The web page contained prejudicial contents, including Castillo making an obscene gesture, profanity, insults, and possible threats directed toward Castillo’s ex-wife and her family. While Castillo argues that the issue of domestic abuse likely inflamed the jury, the court explained to the jury that it was not trying a case that involved domestic violence and that such an issue did not bear on the issue the jury had to decide in Castillo’s case. The district court, thus, directed the jury towards the evidence’s probative value and away from its prejudicial aspects: and the court was in the best position to evaluate the evidence’s value. See Jernigan, 341 F.3d at 1285 (explaining that “the district court is uniquely situated to make nuanced judgments on questions that require the careful balancing of fact-specific concepts like probativeness and prejudice”).

In maximizing the probative value of the MySpace web page and minimizing its prejudicial impact, the danger of undue prejudice did not outweigh substantially the web page’s probative value.

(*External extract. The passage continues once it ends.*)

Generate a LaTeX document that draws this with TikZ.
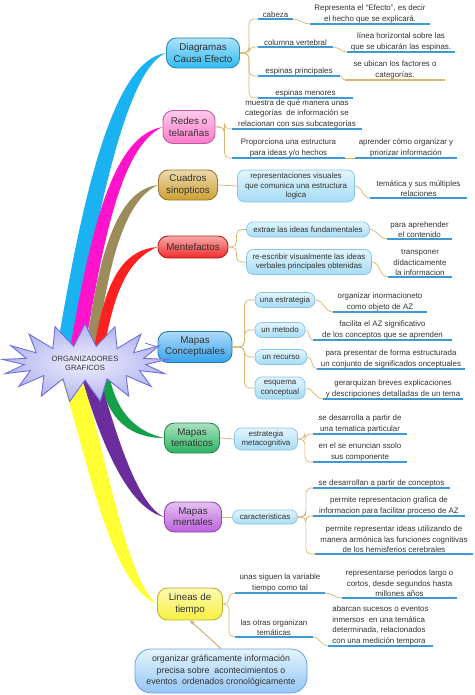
\documentclass[tikz,border=0pt]{standalone}
\usepackage{fontspec}
\setmainfont{Liberation Sans}
\usepackage{tikz}
\usetikzlibrary{shapes.symbols,calc,backgrounds,arrows.meta}

\definecolor{txt}{HTML}{333333}
\definecolor{tan}{HTML}{D9B56E}
\definecolor{ulin}{HTML}{3D9AD6}
\definecolor{bubT}{HTML}{E2F5FD}
\definecolor{bubF}{HTML}{A6DBF4}
\definecolor{bubB}{HTML}{86C4E8}
\definecolor{starI}{HTML}{EEEEFD}
\definecolor{starO}{HTML}{B4B4F0}
\definecolor{starB}{HTML}{6E6EE0}
\definecolor{cdce}{HTML}{30BAF2}
\definecolor{cred}{HTML}{FF7ACC}
\definecolor{ccua}{HTML}{CDA033}
\definecolor{cmtf}{HTML}{F02A2A}
\definecolor{cmco}{HTML}{35A2EE}
\definecolor{cmte}{HTML}{2CB463}
\definecolor{cmme}{HTML}{BD62DE}
\definecolor{clin}{HTML}{F8F040}
\definecolor{rcyan}{HTML}{1AB2F0}
\definecolor{rmag}{HTML}{FF14CC}
\definecolor{roli}{HTML}{9C8C5C}
\definecolor{rred}{HTML}{FF2020}
\definecolor{rgreen}{HTML}{14A048}
\definecolor{rpurp}{HTML}{6B2C9C}
\definecolor{ryel}{HTML}{FFFF33}

\newcommand\chico{\fontsize{7.9}{10.5}\selectfont}
\newcommand\chicob{\fontsize{7.9}{9.6}\selectfont}
\newcommand\grande{\fontsize{9.8}{11.2}\selectfont}
\newcommand\mediana{\fontsize{8.8}{11.5}\selectfont}
\newcommand\estrella{\fontsize{7.6}{9}\selectfont}

\begin{document}
\begin{tikzpicture}[x=1pt,y=-1pt,
  principal/.style={draw=#1!75!black, top color=#1!40!white, bottom color=#1, rounded corners=10pt, line width=0.9pt, font=\grande, text=txt, align=center, inner sep=1pt},
  burbuja/.style={draw=bubB, top color=bubT, bottom color=bubF, rounded corners=7pt, line width=0.7pt, font=\chicob, text=txt, align=center, inner sep=1pt},
  subr/.style={draw=ulin, line width=1.3pt},
  subrB/.style={draw=tan, line width=1.3pt},
  tema/.style={font=\chico, text=txt, align=center, inner sep=1pt, anchor=south, minimum width=#1, append after command={(\tikzlastnode.south west) edge[subr] (\tikzlastnode.south east)}},
  temaB/.style={font=\chico, text=txt, align=center, inner sep=1pt, anchor=south, minimum width=#1, append after command={(\tikzlastnode.south west) edge[subrB] (\tikzlastnode.south east)}},
  conn/.style={draw=tan, line width=0.7pt, rounded corners=5pt},
  flecha/.style={draw=tan!90!black, line width=0.8pt, -{Stealth[length=5pt,width=4pt]}}]
\useasboundingbox (0,0) rectangle (474,695);

\node[principal=cdce, minimum width=73, minimum height=30] (dce) at (203,53) {Diagramas\\Causa Efecto};
\node[principal=cred, minimum width=52, minimum height=33] (red) at (189,127) {Redes o\\telarañas};
\node[principal=ccua, minimum width=59, minimum height=30] (cua) at (188,185) {Cuadros\\sinopticos};
\node[principal=cmtf, minimum width=70, minimum height=22] (mtf) at (193,247) {Mentefactos};
\node[principal=cmco, minimum width=74, minimum height=31] (mco) at (195,347) {Mapas\\Conceptuales};
\node[principal=cmte, minimum width=55, minimum height=30] (mte) at (192,438) {Mapas\\tematicos};
\node[principal=cmme, minimum width=57, minimum height=30] (mme) at (193,517) {Mapas\\mentales};
\node[principal=clin, minimum width=65, minimum height=32] (lin) at (190,604) {Lineas de\\tiempo};

\node[draw=starB, line width=0.9pt, inner color=starI, outer color=starO, shape=starburst, starburst points=17, starburst point height=22pt, random starburst=0, minimum width=166pt, minimum height=78pt, font=\estrella, text=txt, align=center] (og) at (85,363) {ORGANIZADORES\\GRAFICOS};

\node[tema=35] (cab) at (275.5,19) {cabeza};
\node[tema=120] (cabT) at (370,24) {Representa el “Efecto”, es decir\\el hecho que se explicará.};
\node[tema=75] (col) at (295.5,47) {columna vertebral};
\node[tema=108] (colT) at (401,52) {línea horizontal sobre las\\que se ubicarán las espinas.};
\node[tema=82] (esp) at (299,76) {espinas principales};
\node[temaB=100] (espT) at (395,80) {se ubican los factores o\\categorías.};
\node[tema=95] (men) at (305.5,98) {espinas menores};

\node[tema=130] (mue) at (297,129) {muestra de qué manera unas\\categorías \ de información se\\relacionan con sus subcategorías};
\node[tema=113] (pro) at (288.5,158) {Proporciona una estructura\\para ideas y/o hechos};
\node[tema=102] (proT) at (406,158) {aprender cómo organizar y\\priorizar información};

\node[burbuja, minimum width=117, minimum height=32] (rep) at (296,186) {representaciones visuales\\que comunica una estructura\\logica};
\node[tema=97] (tem) at (418.5,198) {temática y sus múltiples\\relaciones};

\node[burbuja, minimum width=123, minimum height=15] (ext) at (308,229.5) {extrae las ideas fundamentales};
\node[burbuja, minimum width=125, minimum height=25] (ree) at (309,262) {re-escribir visualmente las ideas\\verbales principales obtenidas};
\node[tema=65] (par) at (419.5,239) {para aprehender\\el contenido};
\node[tema=64] (tra) at (420,277) {transponer\\didacticamente\\la informacion};

\node[burbuja, minimum width=60, minimum height=15] (est) at (285,300) {una estrategia};
\node[burbuja, minimum width=50, minimum height=15] (met) at (280,330) {un metodo};
\node[burbuja, minimum width=52, minimum height=15] (rec) at (281,357) {un recurso};
\node[burbuja, minimum width=50, minimum height=22] (esq) at (280,388) {esquema\\conceptual};
\node[tema=94] (orgT) at (380,312) {organizar inormacioneto\\como objeto de AZ};
\node[tema=139] (fac) at (382.5,340) {facilita el AZ significativo\\de los conceptos que se aprenden};
\node[tema=148] (pre) at (391,369) {para presentar de forma estructurada\\un conjunto de significados onceptuales};
\node[tema=140] (ger) at (393,399) {gerarquizan breves explicaciones\\y descripciones detalladas de un tema};

\node[burbuja, minimum width=63, minimum height=22] (meta) at (266,439) {estrategia\\metacognitiva};
\node[tema=94] (des) at (360,434) {se desarrolla a partir de\\una tematica particular};
\node[tema=94] (enu) at (360,462) {en el se enuncian ssolo\\sus componente};

\node[burbuja, minimum width=65, minimum height=14] (car) at (265,517) {caracteristicas};
\node[tema=137] (con) at (381.5,488) {se desarrollan a partir de conceptos};
\node[tema=152] (gra) at (389,516) {permite representacion grafica de\\informacion para facilitar proceso de AZ};
\node[tema=158] (hem) at (394,554) {permite representar ideas utilizando de\\manera armónica las funciones cognitivas\\de los hemisferios cerebrales};

\node[tema=90] (var) at (280,593) {unas siguen la variable\\tiempo como tal};
\node[tema=115] (perT) at (399.5,598) {representarse periodos largo o\\cortos, desde segundos hasta\\millones años};
\node[tema=78] (otr) at (274,637) {las otras organizan\\temáticas};
\node[tema=105, align=left] (aba) at (380.5,646) {abarcan sucesos o eventos\\inmersos \ en una temática\\determinada, relacionados\\con una medición tempora};

\node[draw=bubB!80!blue, top color=bubT, bottom color=bubF!90!blue, rounded corners=16pt, line width=0.8pt, font=\mediana, text=txt, align=center, inner sep=1pt, minimum width=172, minimum height=44] (nota) at (221,671) {organizar gráficamente información\\precisa sobre \ acontecimientos o\\eventos \ ordenados cronológicamente};

\draw[conn] (dce.east) -- ++(9,0) |- (cab.south west);
\draw[conn] (dce.east) -- ++(9,0) |- (col.south west);
\draw[conn] (dce.east) -- ++(9,0) |- (esp.south west);
\draw[conn] (dce.east) -- ++(9,0) |- (men.south west);
\draw[conn] (cab.south east) to[out=0,in=180] (cabT.south west);
\draw[conn] (col.south east) to[out=0,in=180] (colT.south west);
\draw[conn] (esp.south east) to[out=0,in=180] (espT.south west);

\draw[conn] (red.east) -- ++(9,0) |- (mue.south west);
\draw[conn] (red.east) -- ++(9,0) |- (pro.south west);
\draw[conn] (pro.south east) -- (proT.south west);

\draw[conn] (cua.east) -- (rep.west);
\draw[conn] (rep.east) to[out=0,in=180] (tem.south west);

\draw[conn] (mtf.east) -- ++(8,0) |- (ext.west);
\draw[conn] (mtf.east) -- ++(8,0) |- (ree.west);
\draw[conn] (ext.east) to[out=0,in=180] (par.south west);
\draw[conn] (ree.east) to[out=0,in=180] (tra.south west);

\draw[conn] (mco.east) -- ++(12,0) |- (est.west);
\draw[conn] (mco.east) -- ++(12,0) |- (met.west);
\draw[conn] (mco.east) -- ++(12,0) |- (rec.west);
\draw[conn] (mco.east) -- ++(12,0) |- (esq.west);
\draw[conn] (est.east) to[out=0,in=180] (orgT.south west);
\draw[conn] (met.east) to[out=0,in=180] (fac.south west);
\draw[conn] (rec.east) to[out=0,in=180] (pre.south west);
\draw[conn] (esq.east) to[out=0,in=180] (ger.south west);

\draw[conn] (mte.east) -- (meta.west);
\draw[conn] (meta.east) -- ++(7,0) |- (des.south west);
\draw[conn] (meta.east) -- ++(7,0) |- (enu.south west);

\draw[conn] (mme.east) -- (car.west);
\draw[conn] (car.east) -- ++(8,0) |- (con.south west);
\draw[conn] (car.east) -- ++(8,0) |- (gra.south west);
\draw[conn] (car.east) -- ++(8,0) |- (hem.south west);

\draw[conn] (lin.east) -- ++(6,0) |- (var.south west);
\draw[conn] (lin.east) -- ++(6,0) |- (otr.south west);
\draw[conn] (var.south east) to[out=0,in=180] (perT.south west);
\draw[conn] (otr.south east) to[out=0,in=180] (aba.south west);

\draw[flecha] (nota.north) -- (lin.south);

\begin{scope}[on background layer]
\fill[white] (0,0) rectangle (474,695);
\fill[rcyan] ($(og)+(-28,-14)$) .. controls (82,200) and (112,60) .. (dce.west) .. controls (128,68) and (100,200) .. ($(og)+(-12,-14)$) -- cycle;
\fill[rmag] ($(og)+(-15,-14)$) .. controls (92,220) and (115,135) .. (red.west) .. controls (125,145) and (106,220) .. ($(og)+(0,-14)$) -- cycle;
\fill[roli] ($(og)+(1,-14)$) .. controls (98,260) and (115,190) .. (cua.west) .. controls (124,200) and (108,265) .. ($(og)+(12,-14)$) -- cycle;
\fill[rred] ($(og)+(9,-14)$) .. controls (104,290) and (118,250) .. (mtf.west) .. controls (126,260) and (114,295) .. ($(og)+(19,-14)$) -- cycle;
\draw[starB!70!gray, line width=0.8pt] ($(og)+(60,-20)$) -- (mco.west);
\fill[rgreen] ($(og)+(15,16)$) .. controls (108,420) and (130,438) .. (mte.west) .. controls (138,432) and (118,415) .. ($(og)+(25,16)$) -- cycle;
\fill[rpurp] ($(og)+(-3,16)$) .. controls (102,445) and (128,508) .. (mme.west) .. controls (138,505) and (118,440) .. ($(og)+(15,16)$) -- cycle;
\fill[ryel] ($(og)+(-23,16)$) .. controls (88,460) and (110,585) .. (lin.west) .. controls (126,580) and (108,460) .. ($(og)+(-3,16)$) -- cycle;
\end{scope}
\end{tikzpicture}
\end{document}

We cannot say that the district court abused its discretion in admitting the evidence.

Castillo also argues that the district court abused its discretion by allowing the government to present rebuttal evidence on a matter that was raised by the government on cross-examination of Castillo, but not on his direct-examination. The rebuttal evidence was in this form: the testimony of a law enforcement officer about a phone call made by Castillo to his mother while he was incarcerated and the transcript of the recorded telephone conversation. In the conversation, Castillo tells his mother (in a coded language) to erase photographs from a computer. The photographs included a photograph of a pistol. ‘We review a district court’s evidentiary rulings for clear abuse of discretion.” United States v. Perez-Oliveros, 479 F.3d 779, 783 (11th Cir.2007); see also United States v. Gold, 743 F.2d 800, 818 (11th Cir.1984) (“the decision to permit rebuttal testimony is one that resides in the sound discretion of the trial judge”).

The district court abused no discretion in allowing the government to present rebuttal evidence about Castillo’s telephone conversation. Castillo admitted, on the government’s cross-examination of him, that he spoke to his mother on the telephone while he was incarcerated. But he denied telling her to get rid of photographs on the family’s computer that depicted him with firearms. Thus, the transcript of the conversation contradicted Castillo’s testimony during cross-examination. Although Castillo’s statement was made during cross-examination, instead of during his direct testimony, the district court did not abuse its discretion in admitting the evidence. See id. (concluding that a district court abused no discretion in allowing rebuttal evidence that contradicted a statement that defendant made on cross-examination, even though the evidence did not rebut anything defendant had presented in her defense); see also United States v. Delk, 586 F.2d 513, 516 (5th Cir.1978) (“the purpose of rebuttal testimony is to explain, repel, counteract, or disprove the evidence of the [ajdverse party”).

AFFIRMED. 
      
      . The gun in the MySpace web page photograph appeared to be an AR-15 assault rifle. An AR-15-style rifle matching the rifle pictured in the photograph was discovered among the illegal firearms in Castillo’s residence. Possession of the AR-15 rifle was not charged in the indictment.
     
      
      . Castillo argues that the government, during its closing argument, directed the jury’s attention to prejudicial aspects of the evidence. But the government’s comment during closing argument did not bear on the district court's pretrial Rule 403 ruling.